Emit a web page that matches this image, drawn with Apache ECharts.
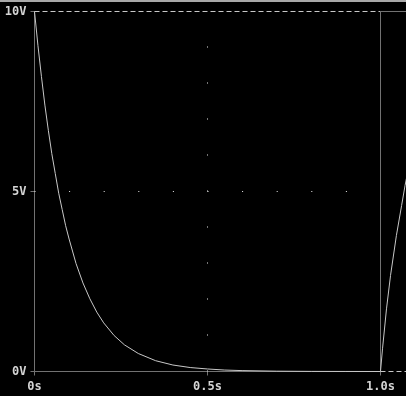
<!DOCTYPE html>
<html>
<head>
<meta charset="utf-8">
<script src="https://cdn.jsdelivr.net/npm/echarts@6/dist/echarts.min.js"></script>
<style>
html,body{margin:0;padding:0;background:#000;}
#chart{width:406px;height:396px;}
</style>
</head>
<body>
<div id="chart"></div>
<script>
// Time (s) and voltage (V)
const timeS = [0, 0.01, 0.02, 0.03, 0.04, 0.05, 0.06, 0.07, 0.08, 0.09, 0.10,
  0.12, 0.14, 0.16, 0.18, 0.20, 0.23, 0.26, 0.30, 0.35, 0.40, 0.45, 0.50,
  0.55, 0.60, 0.70, 0.80, 0.90, 1.00,
  1.0058, 1.0173, 1.029, 1.046, 1.061, 1.071, 1.08];
const voltV = [10, 9.05, 8.2, 7.4, 6.7, 6.05, 5.5, 4.95, 4.5, 4.05, 3.68,
  3.0, 2.46, 2.02, 1.65, 1.35, 1.0, 0.74, 0.50, 0.30, 0.18, 0.11, 0.07,
  0.04, 0.025, 0.009, 0.003, 0.001, 0,
  0.63, 1.74, 2.67, 3.78, 4.61, 5.17, 5.6];
const xTickLabels = ['0s', '0.5s', '1.0s'];
const yTickLabels = ['0V', '5V', '10V'];
const xMin = 0, xMax = 1.0737, xInterval = 0.5, xFrameEnd = 1.0;
const yMin = 0, yMax = 10, yInterval = 5;

const axisGrey = '#727272';
const lightGrey = '#c8c8c8';
const textGrey = '#d4d4d4';
const font = '"DejaVu Sans Mono", monospace';

const chart = echarts.init(document.getElementById('chart'), null, {renderer: 'canvas'});
const xLabelMap = {}; xTickLabels.forEach((l, i) => xLabelMap[(xMin + i * xInterval).toFixed(2)] = l);
const yLabelMap = {}; yTickLabels.forEach((l, i) => yLabelMap[String(yMin + i * yInterval)] = l);

const noSym = ['none', 'none'];
chart.setOption({
  backgroundColor: '#000',
  animation: false,
  graphic: [{type: 'rect', left: 0, top: 0, shape: {width: 406, height: 2}, style: {fill: '#a8a8a8'}, silent: true}],
  grid: {left: 34.5, right: 0, top: 11.5, bottom: 24.5},
  xAxis: {
    type: 'value', min: xMin, max: xMax, interval: xInterval,
    axisLine: {show: false},
    axisTick: {show: true, length: 4, lineStyle: {color: axisGrey}},
    splitLine: {show: false},
    axisLabel: {
      color: textGrey, fontFamily: font, fontSize: 12, fontWeight: 'bold', margin: 9,
      showMaxLabel: false,
      formatter: v => xLabelMap[v.toFixed(2)] || ''
    }
  },
  yAxis: {
    type: 'value', min: yMin, max: yMax, interval: yInterval,
    axisLine: {show: true, lineStyle: {color: axisGrey, width: 1}},
    axisTick: {show: true, length: 4, lineStyle: {color: axisGrey}},
    splitLine: {show: false},
    axisLabel: {
      color: textGrey, fontFamily: font, fontSize: 12, fontWeight: 'bold', margin: 8,
      formatter: v => yLabelMap[String(v)] || ''
    }
  },
  series: [{
    type: 'line',
    data: timeS.map((t, i) => [t, voltV[i]]),
    showSymbol: false,
    symbol: 'none',
    clip: true,
    lineStyle: {color: lightGrey, width: 1},
    z: 5,
    markLine: {
      silent: true, symbol: noSym, animation: false,
      label: {show: false},
      data: [
        [{coord: [xMin, yMin], lineStyle: {color: axisGrey, width: 1, type: 'solid'}}, {coord: [xFrameEnd, yMin]}],
        [{coord: [xMin, yMax], lineStyle: {color: lightGrey, width: 1, type: [5, 3]}}, {coord: [xFrameEnd, yMax]}],
        [{coord: [xFrameEnd, yMax], lineStyle: {color: axisGrey, width: 1, type: 'solid'}}, {coord: [xMax, yMax]}],
        [{coord: [xFrameEnd, yMin], lineStyle: {color: lightGrey, width: 1, type: [5, 3]}}, {coord: [xMax, yMin]}],
        [{coord: [xFrameEnd, yMin], lineStyle: {color: axisGrey, width: 1, type: 'solid'}}, {coord: [xFrameEnd, yMax]}],
        [{coord: [xMin, 5], lineStyle: {color: '#e8e8e8', width: 1, type: [1, 33.6]}}, {coord: [xFrameEnd, 5]}],
        [{coord: [0.5, yMin], lineStyle: {color: '#e8e8e8', width: 1, type: [1, 35]}}, {coord: [0.5, yMax]}]
      ]
    }
  }]
});
</script>
</body>
</html>
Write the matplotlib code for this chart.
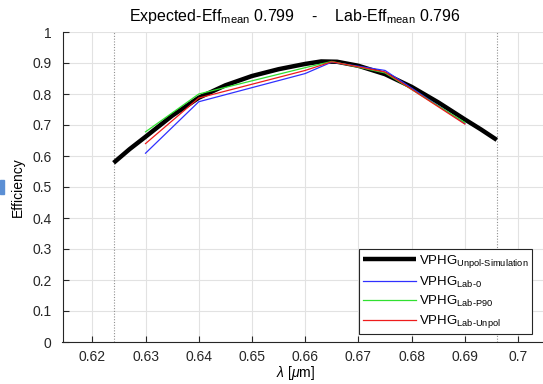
import numpy as np
import matplotlib
matplotlib.use("Agg")
import matplotlib.pyplot as plt
from matplotlib.patches import Rectangle

plt.rcParams['font.family'] = ['Liberation Sans', 'DejaVu Sans']
plt.rcParams['mathtext.fontset'] = 'custom'
plt.rcParams['mathtext.rm'] = 'Liberation Sans'
plt.rcParams['mathtext.it'] = 'Liberation Sans:italic'

# simulated efficiency
sim_wl = [0.624, 0.627, 0.630, 0.635, 0.640, 0.645, 0.650, 0.655, 0.660, 0.663,
          0.666, 0.670, 0.675, 0.680, 0.685, 0.690, 0.693, 0.696]
sim_eff = [0.578, 0.622, 0.662, 0.730, 0.788, 0.828, 0.858, 0.880, 0.897, 0.905,
           0.904, 0.891, 0.864, 0.823, 0.773, 0.718, 0.686, 0.652]

# lab measurements
lab_wl = [0.630, 0.640, 0.660, 0.665, 0.675, 0.690]
lab_0 = [0.609, 0.775, 0.866, 0.903, 0.876, 0.705]
lab_p90 = [0.678, 0.800, 0.885, 0.905, 0.868, 0.708]
lab_unpol = [0.640, 0.787, 0.876, 0.904, 0.871, 0.703]

band_lo, band_hi = 0.624, 0.696
xticks = [0.62, 0.63, 0.64, 0.65, 0.66, 0.67, 0.68, 0.69, 0.70]
xticklabels = ['0.62', '0.63', '0.64', '0.65', '0.66', '0.67', '0.68', '0.69', '0.7']
yticks = [0, 0.1, 0.2, 0.3, 0.4, 0.5, 0.6, 0.7, 0.8, 0.9, 1.0]
yticklabels = ['0', '0.1', '0.2', '0.3', '0.4', '0.5', '0.6', '0.7', '0.8', '0.9', '1']

fig = plt.figure(figsize=(5.43, 3.84), dpi=100)
ax = fig.add_axes([62.5/543, 1 - 342/384, (550 - 62.5)/543, (342 - 32)/384])

ax.plot(sim_wl, sim_eff, color='black', lw=3.2, solid_capstyle='butt',
        label=r'VPHG$\mathregular{_{Unpol\text{-}Simulation}}$', zorder=3)
ax.plot(lab_wl, lab_0, color='#3030ff', lw=0.9, label=r'VPHG$\mathregular{_{Lab\text{-}0}}$', zorder=4)
ax.plot(lab_wl, lab_p90, color='#30e030', lw=0.9, label=r'VPHG$\mathregular{_{Lab\text{-}P90}}$', zorder=4)
ax.plot(lab_wl, lab_unpol, color='#ee1c1c', lw=0.9, label=r'VPHG$\mathregular{_{Lab\text{-}Unpol}}$', zorder=4)

ax.axvline(band_lo, color='#909090', lw=0.8, ls=(0, (1, 1.5)), zorder=2)
ax.axvline(band_hi, color='#909090', lw=0.8, ls=(0, (1, 1.5)), zorder=2)

ax.set_xlim(0.6144, 0.706)
ax.set_ylim(0, 1)
ax.set_xticks(xticks)
ax.set_xticklabels(xticklabels)
ax.set_yticks(yticks)
ax.set_yticklabels(yticklabels)
ax.grid(True, color='#e2e2e2', lw=0.8)
ax.set_axisbelow(True)
ax.tick_params(direction='in', length=4, labelsize=10, colors='#262626')
ax.tick_params(axis='x', pad=6)
ax.tick_params(axis='y', pad=8)
for s in ['top', 'right']:
    ax.spines[s].set_visible(False)
for s in ['left', 'bottom']:
    ax.spines[s].set_color('#262626')
    ax.spines[s].set_linewidth(0.8)

ax.set_xlabel(r'$\lambda$ [$\mu$m]', fontsize=10, labelpad=0, x=0.477)
ax.set_ylabel('Efficiency', fontsize=10, labelpad=5)
ax.set_title(r'Expected-Eff$\mathregular{_{mean}}$ 0.799    -    Lab-Eff$\mathregular{_{mean}}$ 0.796',
             fontsize=11.5, pad=8, x=0.477)

leg = ax.legend(loc='lower right', bbox_to_anchor=(539/543, 1 - 341/384),
                bbox_transform=fig.transFigure, fontsize=9.5, handlelength=4.0,
                handletextpad=0.2, labelspacing=0.33, borderpad=0.3,
                fancybox=False, framealpha=1, edgecolor='#262626')
leg.get_frame().set_linewidth(0.8)

# small blue artifact on the left edge of the reference
fig.patches.append(Rectangle((0, 1 - 194/384), 4/543, 14/384, transform=fig.transFigure,
                             color='#5b8fd4', zorder=10))

fig.savefig('out.png', dpi=100)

════════

* _Stated exercise_
Quote exactly what appears from the line containing "Write the matplotlib code for this chart." through the line containing "from matplotlib.patches import Rectangle", both included, except for the pictures, and nothing more.

* _Solution below_
Write the matplotlib code for this chart.
import numpy as np
import matplotlib
matplotlib.use("Agg")
import matplotlib.pyplot as plt
from matplotlib.patches import Rectangle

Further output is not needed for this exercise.